### Data for this task
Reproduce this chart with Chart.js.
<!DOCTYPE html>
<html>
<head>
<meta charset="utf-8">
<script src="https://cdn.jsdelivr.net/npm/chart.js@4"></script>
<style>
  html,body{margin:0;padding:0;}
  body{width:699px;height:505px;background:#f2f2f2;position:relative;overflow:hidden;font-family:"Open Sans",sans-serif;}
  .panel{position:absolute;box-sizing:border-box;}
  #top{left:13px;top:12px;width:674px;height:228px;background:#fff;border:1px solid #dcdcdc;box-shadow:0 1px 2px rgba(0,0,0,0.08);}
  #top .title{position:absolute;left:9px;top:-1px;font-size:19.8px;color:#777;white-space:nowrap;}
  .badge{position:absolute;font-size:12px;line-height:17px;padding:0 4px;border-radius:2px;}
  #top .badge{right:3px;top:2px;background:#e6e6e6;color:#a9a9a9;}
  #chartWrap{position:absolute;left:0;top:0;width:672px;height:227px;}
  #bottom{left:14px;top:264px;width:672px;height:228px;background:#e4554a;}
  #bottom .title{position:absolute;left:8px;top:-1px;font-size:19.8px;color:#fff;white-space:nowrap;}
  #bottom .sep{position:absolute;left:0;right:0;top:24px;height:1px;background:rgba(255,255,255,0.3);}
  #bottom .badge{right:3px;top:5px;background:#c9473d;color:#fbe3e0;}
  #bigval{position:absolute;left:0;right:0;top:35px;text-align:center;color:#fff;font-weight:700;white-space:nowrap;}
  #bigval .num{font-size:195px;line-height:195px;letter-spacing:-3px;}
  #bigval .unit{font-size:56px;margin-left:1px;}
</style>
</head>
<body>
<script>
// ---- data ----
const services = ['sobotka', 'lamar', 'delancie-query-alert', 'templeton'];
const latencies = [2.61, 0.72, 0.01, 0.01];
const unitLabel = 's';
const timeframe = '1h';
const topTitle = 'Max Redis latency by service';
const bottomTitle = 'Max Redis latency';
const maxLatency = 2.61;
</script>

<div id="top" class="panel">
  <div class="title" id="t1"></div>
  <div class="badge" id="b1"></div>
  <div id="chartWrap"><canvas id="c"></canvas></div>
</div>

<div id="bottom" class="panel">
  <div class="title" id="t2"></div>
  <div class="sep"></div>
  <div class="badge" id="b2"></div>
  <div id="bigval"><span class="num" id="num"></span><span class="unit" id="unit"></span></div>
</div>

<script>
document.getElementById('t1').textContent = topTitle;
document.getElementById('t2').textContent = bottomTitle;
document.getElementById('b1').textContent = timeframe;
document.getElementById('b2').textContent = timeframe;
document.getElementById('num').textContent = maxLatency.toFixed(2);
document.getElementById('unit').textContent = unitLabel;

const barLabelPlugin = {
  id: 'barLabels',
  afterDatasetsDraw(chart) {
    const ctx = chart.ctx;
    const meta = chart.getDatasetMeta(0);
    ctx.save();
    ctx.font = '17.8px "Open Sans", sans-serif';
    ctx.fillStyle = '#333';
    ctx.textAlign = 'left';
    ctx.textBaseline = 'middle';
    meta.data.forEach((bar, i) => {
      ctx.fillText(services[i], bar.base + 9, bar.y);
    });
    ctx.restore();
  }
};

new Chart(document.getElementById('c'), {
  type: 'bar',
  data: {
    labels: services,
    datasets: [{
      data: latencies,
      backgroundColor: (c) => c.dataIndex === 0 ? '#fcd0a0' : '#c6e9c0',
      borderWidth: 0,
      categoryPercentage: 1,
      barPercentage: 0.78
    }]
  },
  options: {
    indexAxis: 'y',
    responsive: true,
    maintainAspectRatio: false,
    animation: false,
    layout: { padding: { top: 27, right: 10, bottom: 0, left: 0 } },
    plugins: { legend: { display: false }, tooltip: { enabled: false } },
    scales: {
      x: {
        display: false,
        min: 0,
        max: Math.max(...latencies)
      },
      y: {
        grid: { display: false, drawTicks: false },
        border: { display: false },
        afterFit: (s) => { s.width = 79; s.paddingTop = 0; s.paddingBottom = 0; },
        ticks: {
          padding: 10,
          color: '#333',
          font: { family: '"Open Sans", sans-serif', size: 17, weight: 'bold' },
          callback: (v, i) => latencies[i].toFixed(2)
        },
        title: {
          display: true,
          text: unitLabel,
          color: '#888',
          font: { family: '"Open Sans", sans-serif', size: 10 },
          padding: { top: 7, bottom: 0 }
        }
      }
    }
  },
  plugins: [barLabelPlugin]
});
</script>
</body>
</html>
--
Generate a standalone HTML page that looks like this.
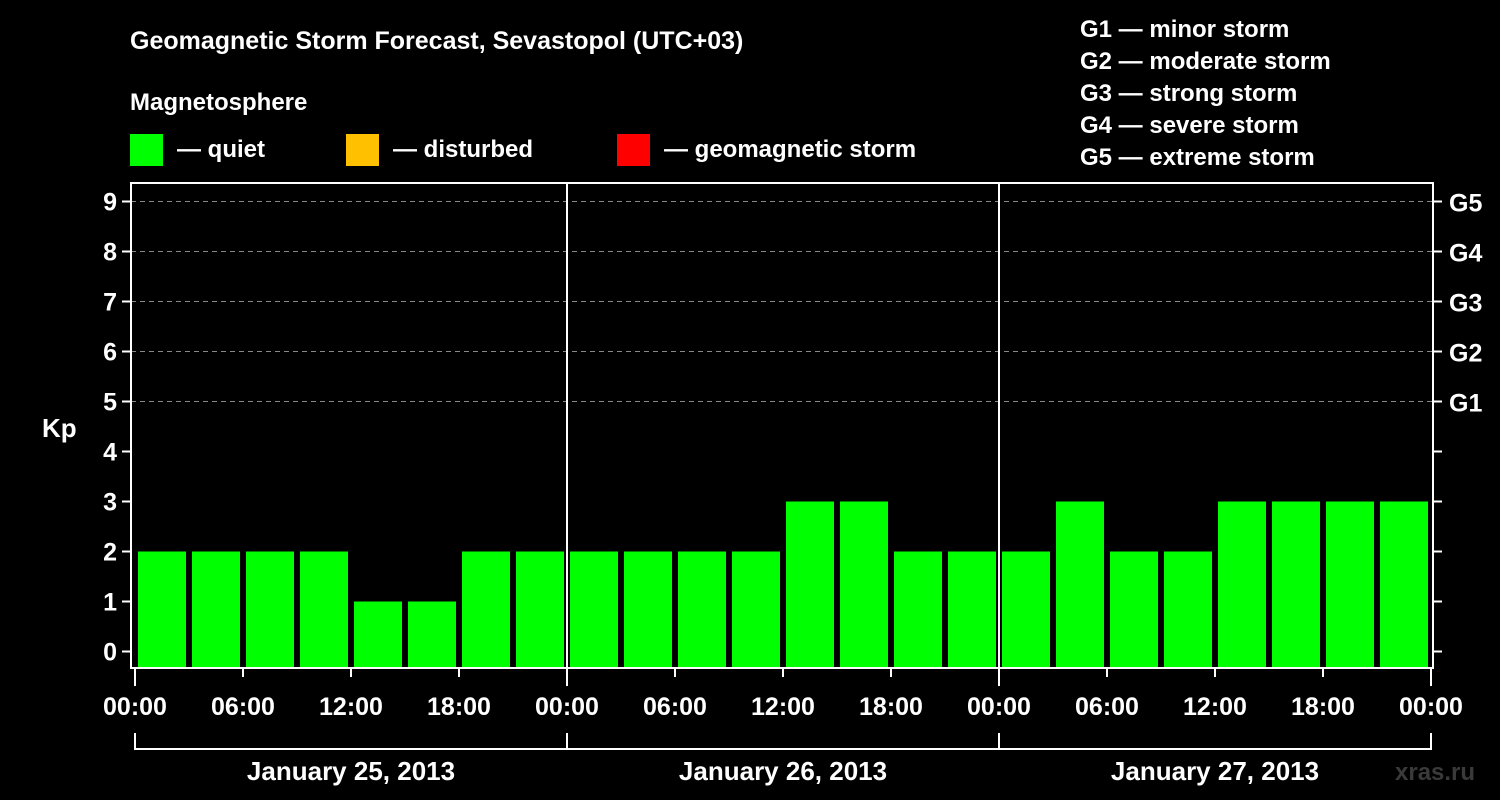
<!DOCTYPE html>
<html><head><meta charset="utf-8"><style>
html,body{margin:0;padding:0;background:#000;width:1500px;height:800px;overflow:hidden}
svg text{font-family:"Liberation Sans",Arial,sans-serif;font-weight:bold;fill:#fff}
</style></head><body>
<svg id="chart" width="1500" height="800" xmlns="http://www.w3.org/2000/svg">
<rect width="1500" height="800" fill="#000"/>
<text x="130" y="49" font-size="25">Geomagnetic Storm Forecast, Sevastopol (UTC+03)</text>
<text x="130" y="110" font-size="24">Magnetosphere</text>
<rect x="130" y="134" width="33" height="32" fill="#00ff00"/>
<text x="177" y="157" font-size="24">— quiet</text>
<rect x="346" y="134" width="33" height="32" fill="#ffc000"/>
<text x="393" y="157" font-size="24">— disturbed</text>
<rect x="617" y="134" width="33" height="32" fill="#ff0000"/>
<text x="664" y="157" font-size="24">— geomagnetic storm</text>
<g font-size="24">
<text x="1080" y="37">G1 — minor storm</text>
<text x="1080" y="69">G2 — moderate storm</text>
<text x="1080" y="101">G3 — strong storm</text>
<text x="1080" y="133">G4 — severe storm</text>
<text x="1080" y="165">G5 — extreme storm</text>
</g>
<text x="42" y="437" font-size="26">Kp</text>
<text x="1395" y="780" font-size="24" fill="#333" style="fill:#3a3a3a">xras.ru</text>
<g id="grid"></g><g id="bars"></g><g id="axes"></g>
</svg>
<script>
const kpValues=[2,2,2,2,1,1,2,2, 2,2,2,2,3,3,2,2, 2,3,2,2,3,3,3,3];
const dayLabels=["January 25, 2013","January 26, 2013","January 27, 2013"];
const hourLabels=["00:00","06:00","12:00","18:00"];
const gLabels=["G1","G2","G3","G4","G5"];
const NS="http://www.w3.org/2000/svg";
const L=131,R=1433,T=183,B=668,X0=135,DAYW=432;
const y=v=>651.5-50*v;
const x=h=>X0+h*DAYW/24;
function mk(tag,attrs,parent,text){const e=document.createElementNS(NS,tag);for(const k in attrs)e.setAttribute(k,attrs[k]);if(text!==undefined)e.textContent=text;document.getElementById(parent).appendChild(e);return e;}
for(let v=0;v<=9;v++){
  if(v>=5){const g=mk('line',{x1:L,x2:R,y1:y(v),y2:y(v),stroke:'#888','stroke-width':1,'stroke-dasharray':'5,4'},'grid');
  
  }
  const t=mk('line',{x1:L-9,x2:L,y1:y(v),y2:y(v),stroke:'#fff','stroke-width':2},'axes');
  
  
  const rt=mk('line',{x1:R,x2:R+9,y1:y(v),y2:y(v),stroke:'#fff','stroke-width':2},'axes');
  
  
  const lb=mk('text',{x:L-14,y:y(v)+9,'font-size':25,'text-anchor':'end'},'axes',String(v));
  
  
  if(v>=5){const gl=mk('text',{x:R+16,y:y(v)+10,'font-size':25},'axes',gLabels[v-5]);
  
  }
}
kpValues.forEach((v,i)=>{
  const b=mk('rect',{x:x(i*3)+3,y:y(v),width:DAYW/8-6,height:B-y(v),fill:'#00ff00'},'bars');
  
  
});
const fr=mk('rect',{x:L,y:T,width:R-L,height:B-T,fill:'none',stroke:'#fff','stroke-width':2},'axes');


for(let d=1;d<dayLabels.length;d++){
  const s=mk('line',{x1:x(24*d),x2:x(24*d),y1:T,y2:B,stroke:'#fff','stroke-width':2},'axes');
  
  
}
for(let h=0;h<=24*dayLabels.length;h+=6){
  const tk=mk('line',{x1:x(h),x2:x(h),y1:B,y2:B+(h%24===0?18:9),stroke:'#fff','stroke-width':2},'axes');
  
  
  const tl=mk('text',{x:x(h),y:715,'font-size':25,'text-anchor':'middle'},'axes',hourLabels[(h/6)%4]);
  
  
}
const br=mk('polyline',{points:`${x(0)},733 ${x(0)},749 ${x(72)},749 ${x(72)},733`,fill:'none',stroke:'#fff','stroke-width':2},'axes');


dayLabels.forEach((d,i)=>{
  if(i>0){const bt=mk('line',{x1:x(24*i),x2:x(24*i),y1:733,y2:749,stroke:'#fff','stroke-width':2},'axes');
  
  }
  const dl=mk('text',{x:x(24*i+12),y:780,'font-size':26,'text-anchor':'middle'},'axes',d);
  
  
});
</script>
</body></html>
==
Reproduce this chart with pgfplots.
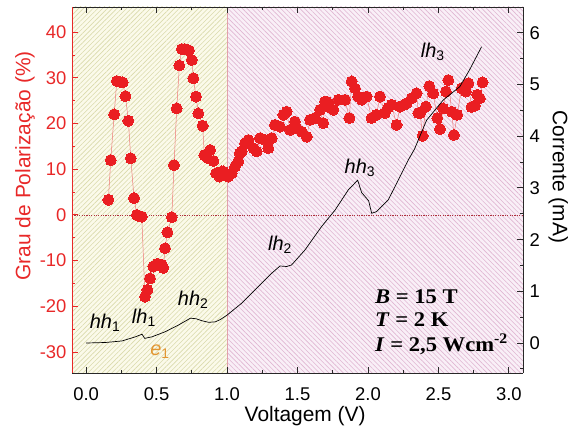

### What is being asked
Going through the entries above line by line, work out how many lines include the word "with". Only the number is required.

### The answer
2